Similar topic was also discussed in https://github.com/SAP/abap-file-formats/issues/34

schneidermic0 commented 7 months ago

https://en.wikipedia.org/wiki/IETF_language_tag

schneidermic0 commented 7 months ago

https://www.w3.org/International/questions/qa-choosing-language-tags

schneidermic0 commented 7 months ago

Beside the options I mentioned above, we could also use BCP47 language tags.

See also:

RFC5646 section 4.1 states following:

Use as precise a tag as possible, but no more specific than is justified. Avoid using subtags that are not important for distinguishing content in an application.

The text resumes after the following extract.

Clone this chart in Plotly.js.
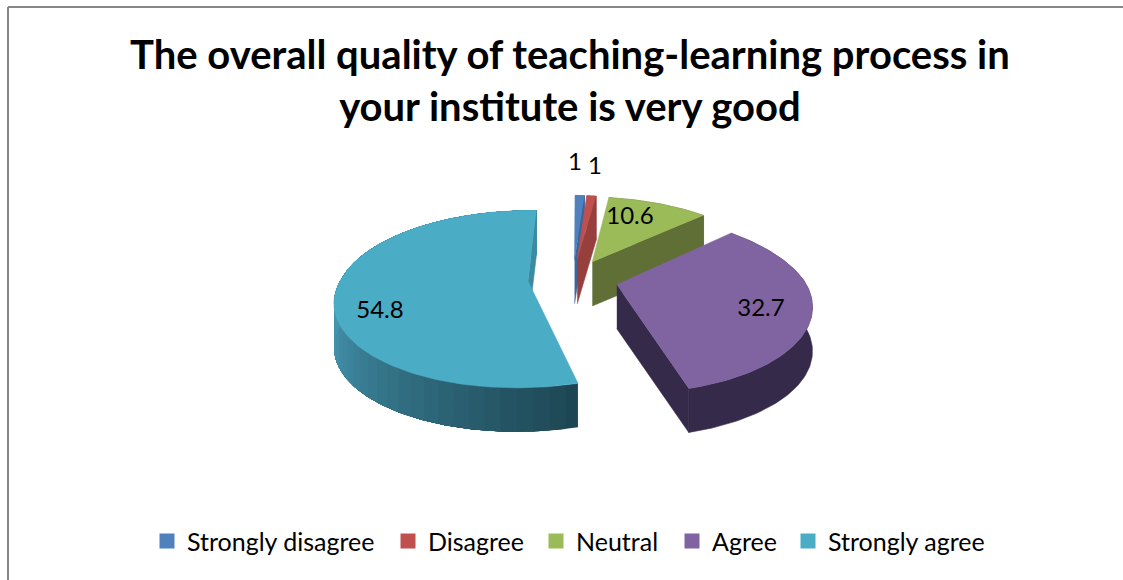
<!DOCTYPE html>
<html><head><meta charset="utf-8">
<script src="https://cdn.plot.ly/plotly-3.0.1.min.js"></script>
<style>html,body{margin:0;padding:0;background:#fff}#c{width:1123px;height:580px}</style>
</head><body><div id="c"></div>
<script>
const categories = ["Strongly disagree","Disagree","Neutral","Agree","Strongly agree"];
const values = [1,1,10.6,32.7,54.8];
const colors = ["#4f81bd","#c0504d","#9bbb59","#8064a2","#4bacc6"];
const wallColors = ["#3c659a","#973f3c","#5f6f36","#352a49","#3a8aa0"];
const labelPos = [[575,164],[595,168],[630,218],[761,310],[380,312]];
const legendTextX = [187,428,576,712,828];

// projection of the exploded 3-D pie
const CX=573, CY=279, R=187, K=0.45, P=0.2, EXPLODE=45, DEPTH=44, ROT=2, SKEW=0.03;
const total = values.reduce((a,b)=>a+b,0);
const rad = d=>d*Math.PI/180;
function proj(X,Y,drop){
  const s = 1/(1-P*Y/R);
  return [CX+s*(X+SKEW*Math.min(0,Y)), CY+s*K*Y+(drop||0)];
}
function pt(bis,ang,r,drop){
  const X = EXPLODE*Math.sin(rad(bis))+r*Math.sin(rad(ang));
  const Y = -EXPLODE*Math.cos(rad(bis))-r*Math.cos(rad(ang));
  return proj(X,Y,drop);
}
const traces=[];
function poly(pts,color){
  traces.push({type:"scatter",mode:"lines",x:pts.map(p=>p[0]),y:pts.map(p=>p[1]),
    fill:"toself",fillcolor:color,line:{color:color,width:0.6},showlegend:false,hoverinfo:"skip"});
}
function mix(a,b,t){return "rgb("+a.map((v,i)=>Math.round(v+(b[i]-v)*t)).join(",")+")";}

let acc=0;
const slices = values.map((v,i)=>{const a0=acc/total*360+ROT; acc+=v; const a1=acc/total*360+ROT;
  return {i,a0,a1,bis:(a0+a1)/2};});
[0,1,2,4,3].forEach(idx=>{
  const s=slices[idx];
  const arc=[],arcLow=[];
  const n=Math.max(4,Math.round(s.a1-s.a0));
  for(let j=0;j<=n;j++){const a=s.a0+(s.a1-s.a0)*j/n; arc.push(pt(s.bis,a,R,0)); arcLow.push(pt(s.bis,a,R,DEPTH));}
  // outer wall
  if(idx===4){
    const strips=50;
    for(let t=0;t<strips;t++){
      const j0=Math.floor(n*t/strips);
      const top=arc.slice(j0), low=arcLow.slice(j0).reverse();
      const f=Math.min(1,(t/strips)*2.3);
      traces.push({type:"scatter",mode:"lines",x:top.concat(low).map(p=>p[0]),y:top.concat(low).map(p=>p[1]),
        fill:"toself",fillcolor:mix([29,70,84],[68,148,173],f),line:{width:0,color:"rgba(0,0,0,0)"},showlegend:false,hoverinfo:"skip"});
    }
  } else {
    poly(arc.concat(arcLow.slice().reverse()),wallColors[idx]);
  }
  // cut face at the clockwise end of the slice
  const apex=pt(s.bis,s.a1,0,0), apexLow=pt(s.bis,s.a1,0,DEPTH);
  const end=arc[arc.length-1], endLow=arcLow[arcLow.length-1];
  poly([apex,end,endLow,apexLow],wallColors[idx]);
  // top face
  poly([apex].concat(arc),colors[idx]);
});
// data labels
traces.push({type:"scatter",mode:"text",x:labelPos.map(p=>p[0]),y:labelPos.map(p=>p[1]),
  text:values.map(String),textposition:"middle center",textfont:{family:"Lato, Carlito, sans-serif",size:24,color:"#000"},
  showlegend:false,hoverinfo:"skip",cliponaxis:false});
// legend keys: one legend box per key so each sits at its own place
const legends={};
categories.forEach((c,i)=>{
  const id = i===0 ? "legend" : "legend"+(i+1);
  traces.push({type:"scatter",mode:"markers",x:[null],y:[null],name:c,legend:id,
    marker:{symbol:"square",size:15,color:colors[i]}});
  legends[id]={orientation:"h",x:(legendTextX[i]-40)/1123,xanchor:"left",y:0.067,yanchor:"middle",
    font:{family:"Lato, Carlito, sans-serif",size:25,color:"#000"},itemsizing:"trace",itemwidth:30,bgcolor:"rgba(0,0,0,0)"};
});

const layout=Object.assign({
  width:1123,height:580,margin:{l:0,r:0,t:0,b:0},paper_bgcolor:"#fff",plot_bgcolor:"#fff",
  title:{text:"The overall quality of teaching-learning process in<br>your institute is very good",
    font:{family:"Lato, Carlito, sans-serif",size:40,color:"#000",weight:700},
    x:0.5075,xanchor:"center",y:0.881,yanchor:"middle",automargin:false},
  xaxis:{range:[0,1123],visible:false,fixedrange:true,domain:[0,1]},
  yaxis:{range:[580,0],visible:false,fixedrange:true,domain:[0,1]},
  shapes:[
    {type:"line",xref:"paper",yref:"paper",x0:8/1123,x1:8/1123,y0:0,y1:1-7/580,line:{color:"#868686",width:2}},
    {type:"line",xref:"paper",yref:"paper",x0:8/1123,x1:1,y0:1-7/580,y1:1-7/580,line:{color:"#868686",width:2}}
  ]
},legends);
Plotly.newPlot("c",traces,layout,{staticPlot:true,displayModeBar:false});
</script></body></html>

As far as I understand this section, we could stay with our existing language tags (e.g., "en" for SAP language "EN" representing English (US)), but can additional information as soon as it is needed. I.e., if it should be English (Great Britain), we could use language tag "en-GB". Same would be valid for any other region/script for the English language.

schneidermic0 commented 7 months ago

I have also checked, how SAP's I18N converter classes work (cl_i18n_languages) for BCP47:

If you convert "en" or "en-US" to SAP1-language, it will return in both cases the same SAP1-language. If you do the same for "en-GB" it will return a different language.

If you convert from a SAP1-language to BCP-language, it will always return the full tag (e.g., "E" will be converted to "en-US". However, here we could (not sure, yety whether we should) shorten the tag to "en".

I tested the behavior (describe above for English) with the language above also with several other languages like German or Chinese. It was the same.

schneidermic0 commented 7 months ago

Necessary steps to address this issue:

[x] Decision which approach to follow
[x] Adapt schema generator in the tools repository (see https://github.com/SAP/abap-file-formats-tools/pull/310)
[x] Adapt all schemas in this repository (see #607)
[x] Update documentation in this repository (see #611)
[x] Add list of all supported languages based on SAP Note https://launchpad.support.sap.com/#/notes/73606 (see #611)

schneidermic0 commented 6 months ago

Decision: We plan to follow the approach of BCP47 language tags (see above). Whenever possible we stick to short language tags using the main language only, whenever possible.

schneidermic0 commented 6 months ago

Theoretically, we could replace the existing pattern ("^[a-z]+$") in the schema with value "^[a-z]{2,3}(?:-[A-Z][a-z]{3})?(?:-[A-Z]{2})?$" to address all languages supported by SAP (which is a subset of BCP47 language tags)

We think this would be somehow over engineered. We don't have patterns for other fields so far. Any objections?

This means the schema will only have the addition "minLength": 2.

Old code for original Language

        "originalLanguage": {
          "title": "Original Language",
          "description": "Original language of the ABAP object",
          "type": "string",
          "minLength": 2,
          "maxLength": 2,
          "pattern": "^[a-z]+$"
        },

New code for original language

        "originalLanguage": {
          "title": "Original Language",
          "description": "Original language of the ABAP object",
          "type": "string",
          "minLength": 2
        },

schneidermic0 commented 6 months ago

Maybe, it is more helpful if we list all supported languages based on SAP Note https://launchpad.support.sap.com/#/notes/73606 in our documentation

schneidermic0 commented 6 months ago

I think all necessary steps for the repository are done. @Markus1812 Thanks for your contributions.

I close this issue :)